Definitely a good read for a traveler, ecologist, or birder. Might be difficult for someone to get into that isn't interested in those things because it is rather lengthy and shares a ton of info about birds, trails, rocks, and other landmarks on Mount Desert Island. I picked the book up in a bookstore in Bar Harbor and didn't complete it until returning home from the trip. Would've enjoyed it much more had I started it while we were out there so I could draw my own connections between the area and what the author discussed. Overall, a good read, but I will not be reading it again.
Satisfying prose and thoughtful, reflective mingling of natural history of MDI and the human experience of this special place. Authentic description of an accessible natural world to be savored.
I read this book a few months after a trip to Mount Desert Island - my first visit in 20 years, although my family went there frequently in my youth. On my trip, I was struck almost immediately by how intensely I loved the place, how every rambling walk was delicious, how deeply the island had impressed itself on my heart from the time I spent as a child there. So of course I wanted to revisit via books.
I had a little trouble getting into the voice the author uses - it's not the voice I would write about my experiences in. Despite my love of the place, at times I had trouble staying engaged in some of the essays. I liked the history and nature descriptions he brought in. On my visit to the "Quietside," we stopped to view Bass Harbor Marsh; after reading his essays I really want to go back and canoe in the marsh.
I was reading this book during a traumatic time (US presidential elections of 2016), and having this book and its slow and detailed essays to read to try to take my mind off my grief (and back to a landscape I love) was very grounding for me.
I was looking forward to reading this, albeit for a challenge, because of Maine - I've fallen in love with the place. It didn't catch my interest as a light read. Not the book's fault - I think I had different expectations.
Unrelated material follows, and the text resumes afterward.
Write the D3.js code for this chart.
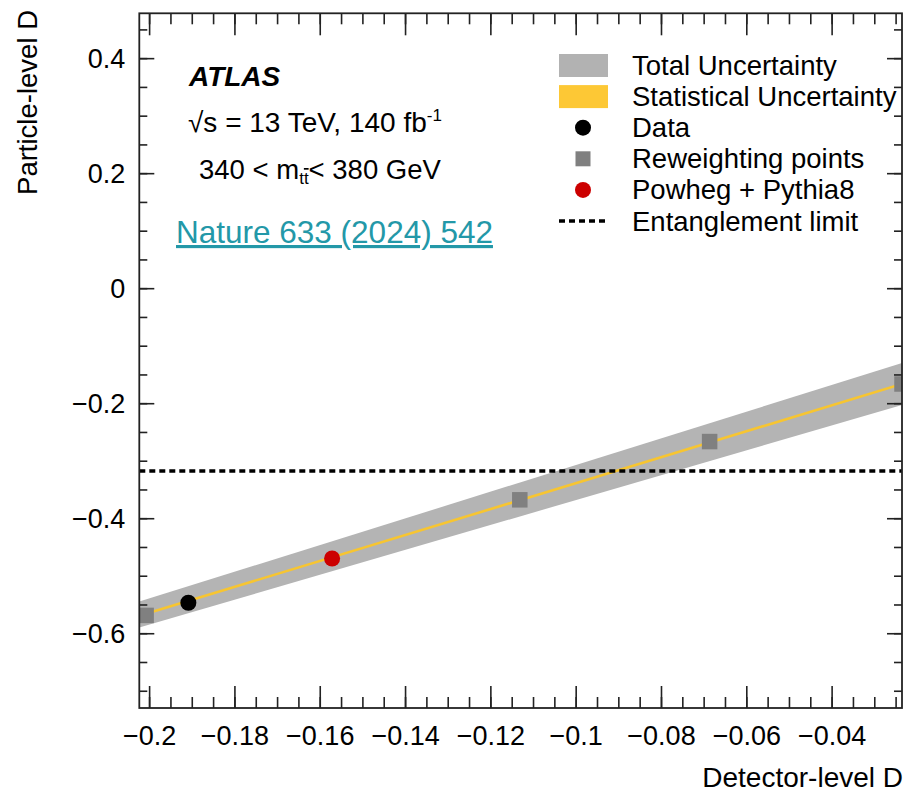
<!DOCTYPE html>
<html>
<head>
<meta charset="utf-8">
<script src="https://cdn.jsdelivr.net/npm/d3@7"></script>
<style>
  body { margin: 0; background: #fff; }
  text { font-family: "Liberation Sans", Arial, sans-serif; fill: #000; }
  .axis path { display: none; }
  .axis line { stroke: #222; stroke-width: 1.6; }
  .axis text { font-size: 27px; }
</style>
</head>
<body>
<svg id="chart"></svg>
<script>
// tick labels
let xMajor = [-0.2, -0.18, -0.16, -0.14, -0.12, -0.1, -0.08, -0.06, -0.04];
let yMajor = [-0.6, -0.4, -0.2, 0, 0.2, 0.4];

// reweighting points (detector-level D, particle-level D)
let reweightX = [-0.2007, -0.1131, -0.0686, -0.0235];
let reweightY = [-0.569, -0.368, -0.2667, -0.1666];

// measured data and MC prediction
let dataX = [-0.1908];
let dataY = [-0.547];
let powhegX = [-0.1571];
let powhegY = [-0.470];

// calibration line and total uncertainty band
let fitX = [-0.2023, -0.0235];
let fitY = [-0.5698, -0.1666];
let bandLo = [-0.590, -0.203];
let bandHi = [-0.545, -0.130];

// entanglement limit
let limitD = -0.318;

let legendItems = ["Total Uncertainty", "Statistical Uncertainty", "Data",
  "Reweighting points", "Powheg + Pythia8", "Entanglement limit"];

let width = 906, height = 792;
let margin = {left: 139.3, right: 4, top: 13.3, bottom: 84};
let x0 = margin.left, x1 = width - margin.right;
let y0 = margin.top, y1 = height - margin.bottom;

let svg = d3.select("#chart").attr("width", width).attr("height", height);

let x = d3.scaleLinear().domain([-0.2023, -0.0235]).range([x0, x1]);
let y = d3.scaleLinear().domain([-0.73, 0.478]).range([y1, y0]);

let fmt = d3.format("");
let xMinor = d3.range(-0.2, -0.0234, 0.005).filter(v => v >= -0.2023);
let yMinor = d3.range(-0.7, 0.48, 0.05);

//clip region = plot frame
svg.append("clipPath").attr("id", "clip")
  .append("rect").attr("x", x0).attr("y", y0).attr("width", x1 - x0).attr("height", y1 - y0);

let plot = svg.append("g").attr("clip-path", "url(#clip)");

// total uncertainty band
let band = fitX.map((v, i) => ({x: v, lo: bandLo[i], hi: bandHi[i]}));
plot.append("path").datum(band)
  .attr("d", d3.area().x(d => x(d.x)).y0(d => y(d.lo)).y1(d => y(d.hi)))
  .attr("fill", "#b4b4b4");

// statistical (thin yellow line)
plot.append("path").datum(fitX.map((v, i) => [v, fitY[i]]))
  .attr("d", d3.line().x(d => x(d[0])).y(d => y(d[1])))
  .attr("stroke", "#f7c531").attr("stroke-width", 2.6).attr("fill", "none");

// entanglement limit
plot.append("line")
  .attr("x1", x0).attr("x2", x1).attr("y1", y(limitD)).attr("y2", y(limitD))
  .attr("stroke", "#000").attr("stroke-width", 3.5).attr("stroke-dasharray", "6,4");

// reweighting squares
let sq = 15.5;
plot.selectAll("rect.rw").data(reweightX.map((v, i) => [v, reweightY[i]])).enter()
  .append("rect").attr("class", "rw")
  .attr("x", d => x(d[0]) - sq / 2).attr("y", d => y(d[1]) - sq / 2)
  .attr("width", sq).attr("height", sq).attr("fill", "#808080");

plot.selectAll("circle.pw").data(powhegX.map((v, i) => [v, powhegY[i]])).enter()
  .append("circle").attr("class", "pw")
  .attr("cx", d => x(d[0])).attr("cy", d => y(d[1])).attr("r", 8).attr("fill", "#cc0000");

plot.selectAll("circle.data").data(dataX.map((v, i) => [v, dataY[i]])).enter()
  .append("circle").attr("class", "data")
  .attr("cx", d => x(d[0])).attr("cy", d => y(d[1])).attr("r", 8).attr("fill", "#000");

// axes: ticks point inward
function addAxis(axis, tx, ty) {
  let g = svg.append("g").attr("class", "axis").attr("transform", translate(tx, ty)).call(axis);
  return g;
}
addAxis(d3.axisBottom(x).tickValues(xMajor).tickSize(-22).tickPadding(18).tickFormat(fmt), 0, y1);
addAxis(d3.axisBottom(x).tickValues(xMinor).tickSize(-11).tickFormat(""), 0, y1);
addAxis(d3.axisTop(x).tickValues(xMajor).tickSize(-22).tickFormat(""), 0, y0);
addAxis(d3.axisTop(x).tickValues(xMinor).tickSize(-11).tickFormat(""), 0, y0);
let yAx = addAxis(d3.axisLeft(y).tickValues(yMajor).tickSize(-15).tickPadding(14).tickFormat(fmt), x0, 0);
yAx.selectAll("text").attr("dy", "0.36em");
addAxis(d3.axisLeft(y).tickValues(yMinor).tickSize(-8).tickFormat(""), x0, 0);
addAxis(d3.axisRight(y).tickValues(yMajor).tickSize(-15).tickFormat(""), x1, 0);
addAxis(d3.axisRight(y).tickValues(yMinor).tickSize(-8).tickFormat(""), x1, 0);

// frame
svg.append("rect").attr("x", x0).attr("y", y0).attr("width", x1 - x0).attr("height", y1 - y0)
  .attr("fill", "none").attr("stroke", "#222").attr("stroke-width", 1.8);

// axis titles
svg.append("text").attr("x", width - 3).attr("y", 787).attr("text-anchor", "end")
  .style("font-size", "28px").text("Detector-level D");
svg.append("text").attr("transform", "translate(37,10) rotate(-90)").attr("text-anchor", "end")
  .style("font-size", "27.5px").text("Particle-level D");

// labels
svg.append("text").attr("x", 189).attr("y", 86)
  .style("font-size", "28px").style("font-weight", "bold").style("font-style", "italic").text("ATLAS");
let t2 = svg.append("text").attr("x", 188).attr("y", 132).style("font-size", "28px");
t2.append("tspan").text("\u221As = 13 TeV, 140 fb");
t2.append("tspan").attr("dy", -11).style("font-size", "17px").text("-1");
let t3 = svg.append("text").attr("x", 199).attr("y", 179).style("font-size", "27.5px");
t3.append("tspan").text("340 < m");
t3.append("tspan").attr("dy", 5).style("font-size", "17px").text("t");
t3.append("tspan").style("font-size", "17px").style("text-decoration", "overline").text("t");
t3.append("tspan").attr("dy", -5).text("< 380 GeV");
svg.append("text").attr("x", 176).attr("y", 243)
  .style("font-size", "31.5px").style("fill", "#2398a8").style("text-decoration", "underline")
  .text("Nature 633 (2024) 542");

// legend
let leg = svg.append("g").attr("transform", translate(559, 65.5));
let rowH = 31.1;
legendItems.forEach(function(name, i) {
  let g = leg.append("g").attr("transform", translate(0, i * rowH));
  if (i === 0) g.append("rect").attr("x", 0).attr("y", -11.5).attr("width", 49).attr("height", 23).attr("fill", "#b2b2b2");
  if (i === 1) g.append("rect").attr("x", 0).attr("y", -11.5).attr("width", 49).attr("height", 23).attr("fill", "#fdc835");
  if (i === 2) g.append("circle").attr("cx", 24).attr("r", 8).attr("fill", "#000");
  if (i === 3) g.append("rect").attr("x", 24 - 7.5).attr("y", -7.5).attr("width", 15).attr("height", 15).attr("fill", "#808080");
  if (i === 4) g.append("circle").attr("cx", 24).attr("r", 8).attr("fill", "#cc0000");
  if (i === 5) g.append("line").attr("x1", 0).attr("x2", 49).attr("stroke", "#000")
    .attr("stroke-width", 3.5).attr("stroke-dasharray", "6,4");
  g.append("text").attr("x", 73).attr("y", 9.5).style("font-size", "27.5px").text(name);
});

function translate(x, y) {
  return 'translate(' + String(x) + ',' + String(y) + ')';
}
</script>
</body>
</html>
Had I taken it with me on the vacation in Mt Desert Island, I would have found this much more informative. As it is, I found it a little dry, and a little too informative and less personal/chatty (I think that's what I'm trying to get at). So what does this contain? A fair bit about Mt Desert's topology, the birds, the tides and the whales. Some neat areas to hike. Like I said, it's more a travel companion than it is a readable account.
Part field notes, part advice book, with passages like this:
"Move slowly, stop often. Practice forms of patience that the busy world defeats at every turn -- observe, think, feel, loaf. Enjoy space and silence, form and color, your own vigor and fatigue, unaccountable fits of boredom as well as moments of keen awareness when the life of things seems to be a part of your own life, moments when the landscape seems to ride easily on your shoulders, the weight of the world a pleasure to bear. Observe, recognize, conjecture, speculate, understand, know. Open your senses and your mind to the nature of things."